> BRIEF:
Tell how many lines have the string "chart" in them, and write nothing besides the number.

┄┄┄┄┄┄

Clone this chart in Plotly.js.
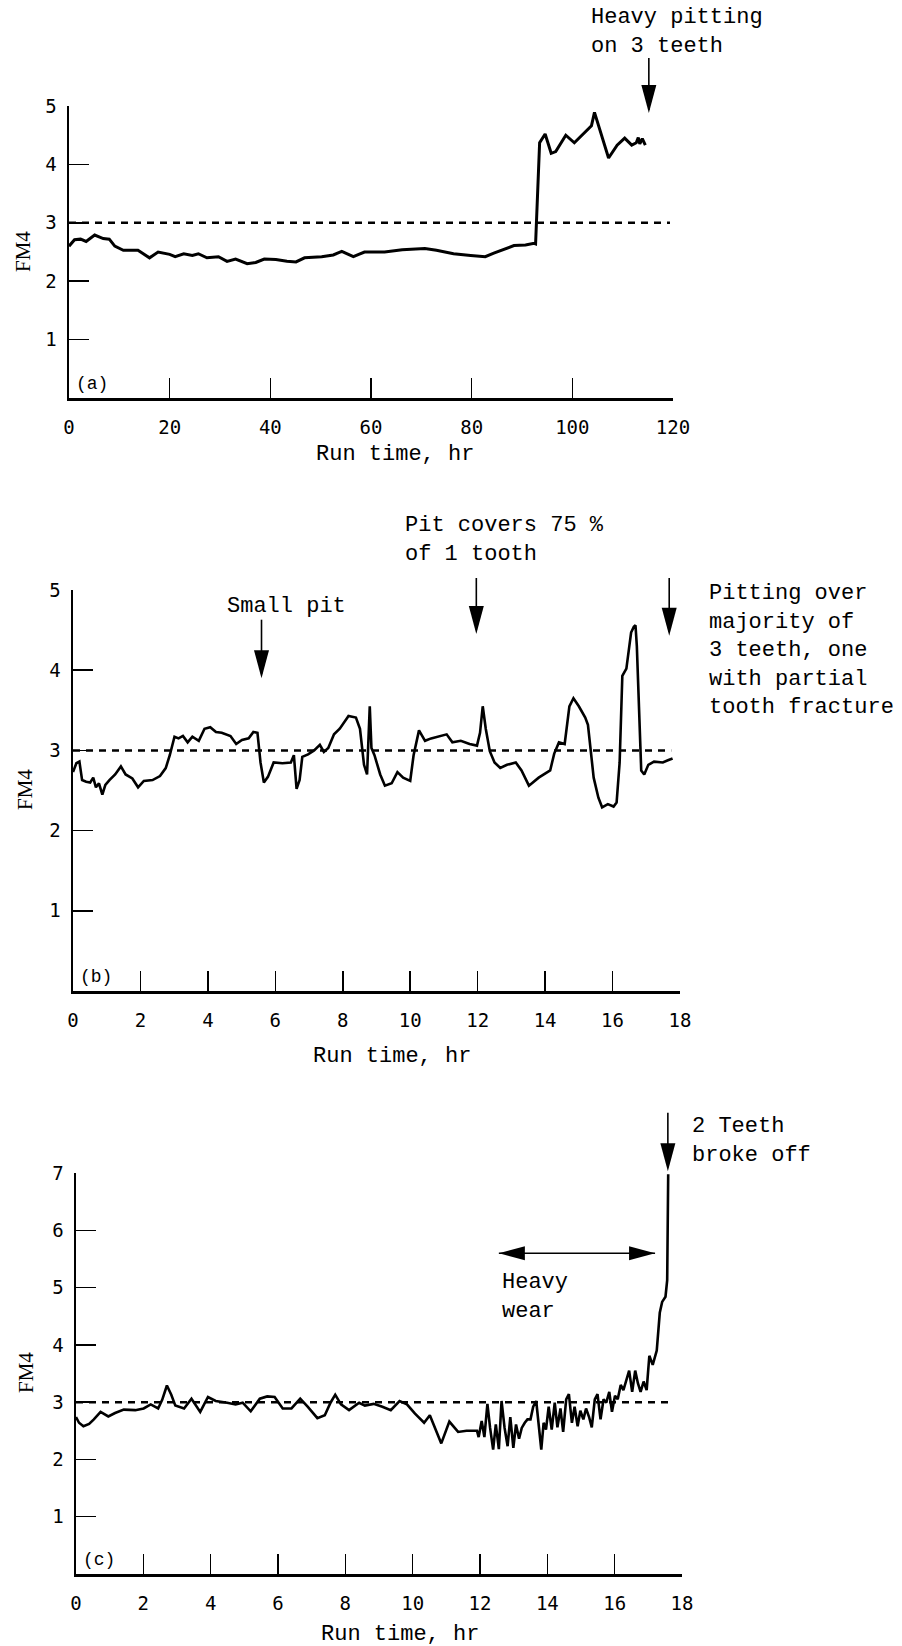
<!DOCTYPE html>
<html><head><meta charset="utf-8">
<script src="https://cdn.plot.ly/plotly-3.0.1.min.js"></script>
<style>html,body{margin:0;padding:0;background:#fff}</style>
</head><body><div id="chart" style="width:902px;height:1646px"></div>
<script>
// ---------- data ----------
const aTime = [0,1.1,2.3,3.4,5.1,6.8,8.0,9.1,10.8,13.7,16.0,17.7,20.0,21.1,22.8,24.5,25.7,27.4,29.7,31.4,33.1,35.4,37.1,38.8,41.1,43.3,45.1,46.8,50.2,52.5,54.2,56.5,58.7,62.7,66.2,70.7,73.0,76.4,79.8,82.7,84.4,86.1,88.4,90.7,92.4,92.7,93.5,94.6,95.8,96.7,98.7,100.4,102.7,103.8,104.4,105.5,107.2,108.9,110.4,111.8,112.7,113.1,113.4,113.9,114.5];
const aFM4 = [2.60,2.71,2.72,2.68,2.79,2.73,2.72,2.60,2.53,2.53,2.40,2.50,2.46,2.42,2.47,2.44,2.47,2.40,2.42,2.34,2.38,2.30,2.32,2.38,2.37,2.34,2.33,2.40,2.42,2.45,2.51,2.42,2.50,2.50,2.54,2.56,2.53,2.47,2.44,2.42,2.48,2.54,2.61,2.62,2.65,2.64,4.37,4.52,4.19,4.22,4.50,4.37,4.56,4.66,4.89,4.59,4.11,4.33,4.45,4.33,4.37,4.46,4.35,4.44,4.33];

const bTime = [0,0.1,0.19,0.27,0.39,0.51,0.6,0.68,0.77,0.87,0.96,1.08,1.25,1.42,1.56,1.76,1.93,2.10,2.36,2.58,2.75,2.87,3.01,3.13,3.26,3.40,3.54,3.73,3.90,4.07,4.24,4.41,4.67,4.84,5.01,5.21,5.35,5.47,5.56,5.66,5.78,5.95,6.21,6.46,6.55,6.63,6.72,6.80,6.97,7.15,7.32,7.44,7.57,7.74,7.91,8.17,8.39,8.51,8.63,8.72,8.80,8.85,8.94,9.11,9.25,9.45,9.62,9.79,10.0,10.10,10.26,10.44,10.62,10.82,11.08,11.25,11.5,11.76,11.98,12.07,12.15,12.24,12.36,12.50,12.67,12.87,13.13,13.30,13.52,13.81,13.98,14.15,14.27,14.41,14.58,14.72,14.84,15.0,15.19,15.27,15.44,15.58,15.69,15.86,16.03,16.12,16.21,16.29,16.41,16.46,16.55,16.63,16.68,16.72,16.80,16.85,16.94,17.06,17.23,17.49,17.66,17.78];
const bFM4 = [2.73,2.84,2.86,2.63,2.61,2.60,2.66,2.54,2.59,2.45,2.57,2.63,2.70,2.80,2.70,2.65,2.54,2.62,2.63,2.68,2.78,2.94,3.17,3.15,3.18,3.10,3.17,3.12,3.27,3.29,3.23,3.22,3.18,3.08,3.13,3.15,3.23,3.22,2.85,2.60,2.67,2.85,2.84,2.85,2.94,2.52,2.63,2.92,2.95,3.00,3.07,2.98,3.03,3.20,3.27,3.43,3.41,3.27,2.82,2.70,3.55,3.03,2.94,2.70,2.56,2.59,2.73,2.66,2.62,2.94,3.25,3.12,3.15,3.17,3.20,3.10,3.12,3.08,3.06,3.22,3.55,3.27,2.99,2.85,2.78,2.82,2.85,2.75,2.56,2.66,2.70,2.75,2.96,3.10,3.08,3.55,3.65,3.55,3.41,3.32,2.66,2.41,2.29,2.33,2.30,2.35,2.85,3.93,4.02,4.21,4.47,4.54,4.56,4.30,3.41,2.75,2.70,2.82,2.86,2.85,2.88,2.90];

const cTime = [0,0.09,0.22,0.39,0.53,0.73,0.96,1.16,1.42,1.76,2.01,2.22,2.44,2.56,2.70,2.83,2.95,3.21,3.43,3.69,3.92,4.15,4.49,4.74,4.95,5.19,5.46,5.68,5.90,6.14,6.40,6.66,6.88,7.17,7.39,7.56,7.70,7.87,8.11,8.41,8.58,8.84,9.10,9.35,9.61,9.83,10.07,10.34,10.51,10.85,11.09,11.35,11.60,11.91,11.96,12.05,12.13,12.22,12.30,12.39,12.47,12.56,12.64,12.73,12.82,12.90,12.99,13.07,13.16,13.24,13.33,13.41,13.50,13.58,13.67,13.75,13.82,13.89,13.96,14.04,14.13,14.22,14.30,14.39,14.47,14.56,14.64,14.73,14.81,14.90,14.98,15.07,15.15,15.24,15.32,15.41,15.49,15.58,15.67,15.75,15.84,15.92,16.01,16.09,16.18,16.26,16.35,16.43,16.52,16.61,16.69,16.77,16.86,16.95,17.03,17.13,17.25,17.34,17.41,17.51,17.56,17.59];
const cFM4 = [2.74,2.64,2.58,2.62,2.70,2.83,2.75,2.81,2.87,2.86,2.89,2.96,2.89,3.04,3.29,3.13,2.94,2.89,3.06,2.83,3.09,3.02,2.99,2.96,2.99,2.84,3.06,3.10,3.09,2.89,2.89,3.06,2.92,2.72,2.77,2.99,3.13,2.96,2.86,2.99,2.94,2.97,2.92,2.86,3.02,2.96,2.80,2.64,2.77,2.28,2.66,2.48,2.50,2.50,2.39,2.67,2.39,2.97,2.55,2.17,2.61,2.18,3.02,2.55,2.23,2.74,2.20,2.61,2.36,2.55,2.64,2.70,2.70,2.92,3.02,2.52,2.17,2.64,2.52,2.92,2.52,2.99,2.56,2.89,2.48,3.05,3.14,2.64,2.92,2.58,2.85,2.70,2.89,2.74,2.56,3.05,3.14,2.70,3.05,2.99,3.18,2.83,3.11,3.05,3.30,3.21,3.40,3.55,3.18,3.55,3.33,3.18,3.36,3.21,3.81,3.65,3.90,4.56,4.75,4.84,5.13,6.98];

// threshold (dashed) lines: FM4 = 3
const aThresholdX = [0, 119.4], aThresholdY = [3, 3];
const bThresholdX = [0, 17.74], bThresholdY = [3, 3];
const cThresholdX = [0, 17.66], cThresholdY = [3, 3];

// tick labels
const aXTicks = [0, 20, 40, 60, 80, 100, 120];
const bcXTicks = [0, 2, 4, 6, 8, 10, 12, 14, 16, 18];
const abYTicks = [1, 2, 3, 4, 5];
const cYTicks = [1, 2, 3, 4, 5, 6, 7];

const xTitle = 'Run time, hr';
const yTitle = 'FM4';

// ---------- styling ----------
const MONO = 'Liberation Mono, Courier New, monospace';
const TICKFONT = 'DejaVu Sans Mono, monospace';
const SERIF = 'Liberation Serif, Times New Roman, serif';
const W = 902, H = 1646;

function xAxis(px0, px1, range, ticks, anchor) {
  return {
    domain: [px0 / W, px1 / W], range: range, anchor: anchor,
    tickmode: 'array', tickvals: ticks, ticktext: ticks.map(String),
    ticks: 'inside', ticklen: 20, tickwidth: 1.5, tickcolor: '#000',
    showline: true, linewidth: 2.5, linecolor: '#000',
    showgrid: false, zeroline: false, fixedrange: true,
    tickfont: {family: TICKFONT, size: 19, color: '#000'},
    ticklabelstandoff: 11
  };
}
function yAxis(pyTop, pyBottom, range, ticks, anchor) {
  return {
    domain: [1 - pyBottom / H, 1 - pyTop / H], range: range, anchor: anchor,
    tickmode: 'array', tickvals: ticks, ticktext: ticks.map(String),
    ticks: 'inside', ticklen: 20, tickwidth: 1.5, tickcolor: '#000',
    showline: true, linewidth: 2.5, linecolor: '#000',
    showgrid: false, zeroline: false, fixedrange: true,
    tickfont: {family: TICKFONT, size: 19, color: '#000'},
    ticklabelstandoff: 6
  };
}

const traces = [
  {x: aTime, y: aFM4, xaxis: 'x', yaxis: 'y', mode: 'lines', line: {color: '#000', width: 3}},
  {x: aThresholdX, y: aThresholdY, xaxis: 'x', yaxis: 'y', mode: 'lines', line: {color: '#000', width: 2.5, dash: '7px,6px'}},
  {x: bTime, y: bFM4, xaxis: 'x2', yaxis: 'y2', mode: 'lines', line: {color: '#000', width: 2.6}},
  {x: bThresholdX, y: bThresholdY, xaxis: 'x2', yaxis: 'y2', mode: 'lines', line: {color: '#000', width: 2.5, dash: '7px,6px'}},
  {x: cTime, y: cFM4, xaxis: 'x3', yaxis: 'y3', mode: 'lines', line: {color: '#000', width: 2.6}},
  {x: cThresholdX, y: cThresholdY, xaxis: 'x3', yaxis: 'y3', mode: 'lines', line: {color: '#000', width: 2.5, dash: '7px,6px'}}
];

const ranges = {
  x: [0, 120], y: [0, 5],
  x2: [0, 18], y2: [0, 5],
  x3: [0, 18], y3: [0, 7]
};
// data value -> axis-domain fraction (so notes/arrows outside the range are still drawn)
function fx(ax, v) { const r = ranges[ax]; return (v - r[0]) / (r[1] - r[0]); }

function downArrow(xa, ya, x, yTop, yTip) {
  return [
    {type: 'line', xref: xa + ' domain', yref: ya + ' domain',
     x0: fx(xa, x), x1: fx(xa, x), y0: fx(ya, yTop), y1: fx(ya, yTip) + 0.01,
     line: {color: '#000', width: 1.6}},
    {type: 'path', xref: xa + ' domain', yref: ya + ' domain',
     xsizemode: 'pixel', ysizemode: 'pixel', xanchor: fx(xa, x), yanchor: fx(ya, yTip),
     path: 'M0,0L-7.5,28L7.5,28Z', fillcolor: '#000', line: {width: 0}}
  ];
}
function doubleArrow(xa, ya, xL, xR, yv) {
  return [
    {type: 'line', xref: xa + ' domain', yref: ya + ' domain',
     x0: fx(xa, xL), x1: fx(xa, xR), y0: fx(ya, yv), y1: fx(ya, yv),
     line: {color: '#000', width: 1.5}},
    {type: 'path', xref: xa + ' domain', yref: ya + ' domain',
     xsizemode: 'pixel', ysizemode: 'pixel', xanchor: fx(xa, xL), yanchor: fx(ya, yv),
     path: 'M0,0L26,7L26,-7Z', fillcolor: '#000', line: {width: 0}},
    {type: 'path', xref: xa + ' domain', yref: ya + ' domain',
     xsizemode: 'pixel', ysizemode: 'pixel', xanchor: fx(xa, xR), yanchor: fx(ya, yv),
     path: 'M0,0L-26,7L-26,-7Z', fillcolor: '#000', line: {width: 0}}
  ];
}

const shapes = [].concat(
  downArrow('x', 'y', 115.2, 5.82, 4.88),
  downArrow('x2', 'y2', 5.59, 4.63, 3.90),
  downArrow('x2', 'y2', 11.96, 5.15, 4.45),
  downArrow('x2', 'y2', 17.68, 5.15, 4.43),
  downArrow('x3', 'y3', 17.58, 8.05, 7.03),
  doubleArrow('x3', 'y3', 12.56, 17.2, 5.6)
);

function note(xa, ya, x, y, text) {
  return {xref: xa + ' domain', yref: ya + ' domain', x: fx(xa, x), y: fx(ya, y),
          text: text, showarrow: false,
          xanchor: 'left', yanchor: 'middle', align: 'left',
          font: {family: MONO, size: 22, color: '#000'}};
}
function panelTag(xa, ya, text) {
  return {xref: xa + ' domain', yref: ya + ' domain', x: 0, y: 0, text: text,
          showarrow: false, xanchor: 'left', yanchor: 'bottom', xshift: 5, yshift: 2,
          font: {family: MONO, size: 18, color: '#000'}};
}
function xTitleAnn(px, py) {
  return {xref: 'paper', yref: 'paper', x: px / W, y: 1 - py / H, text: xTitle,
          showarrow: false, xanchor: 'center', yanchor: 'middle',
          font: {family: MONO, size: 22, color: '#000'}};
}
function yTitleAnn(px, py) {
  return {xref: 'paper', yref: 'paper', x: px / W, y: 1 - py / H, text: yTitle,
          showarrow: false, xanchor: 'center', yanchor: 'middle', textangle: -90,
          font: {family: SERIF, size: 21, color: '#000'}};
}

const annotations = [
  note('x', 'y', 103.3, 6.26, 'Heavy pitting<br>on 3 teeth'),
  note('x2', 'y2', 9.79, 5.62, 'Pit covers 75 %<br>of 1 tooth'),
  note('x2', 'y2', 4.5, 4.80, 'Small pit'),
  note('x2', 'y2', 18.8, 4.24, 'Pitting over<br>majority of<br>3 teeth, one<br>with partial<br>tooth fracture'),
  note('x3', 'y3', 18.24, 7.56, '2 Teeth<br>broke off'),
  note('x3', 'y3', 12.6, 4.83, 'Heavy<br>wear'),
  panelTag('x', 'y', '(a)'),
  panelTag('x2', 'y2', '(b)'),
  panelTag('x3', 'y3', '(c)'),
  xTitleAnn(395, 455), xTitleAnn(392, 1056), xTitleAnn(400, 1634),
  yTitleAnn(23, 252), yTitleAnn(25, 790), yTitleAnn(26, 1373)
];

const layout = {
  width: W, height: H,
  margin: {l: 0, r: 0, t: 0, b: 0},
  paper_bgcolor: '#fff', plot_bgcolor: '#fff',
  showlegend: false,
  xaxis: xAxis(69, 673, ranges.x, aXTicks, 'y'),
  yaxis: yAxis(106, 398, ranges.y, abYTicks, 'x'),
  xaxis2: xAxis(73, 680, ranges.x2, bcXTicks, 'y2'),
  yaxis2: yAxis(590, 991, ranges.y2, abYTicks, 'x2'),
  xaxis3: xAxis(76, 682, ranges.x3, bcXTicks, 'y3'),
  yaxis3: yAxis(1173, 1574, ranges.y3, cYTicks, 'x3'),
  shapes: shapes,
  annotations: annotations
};

Plotly.newPlot('chart', traces, layout, {staticPlot: true, displayModeBar: false});
</script></body></html>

┄┄┄┄┄┄

> TASK SOLUTION:
3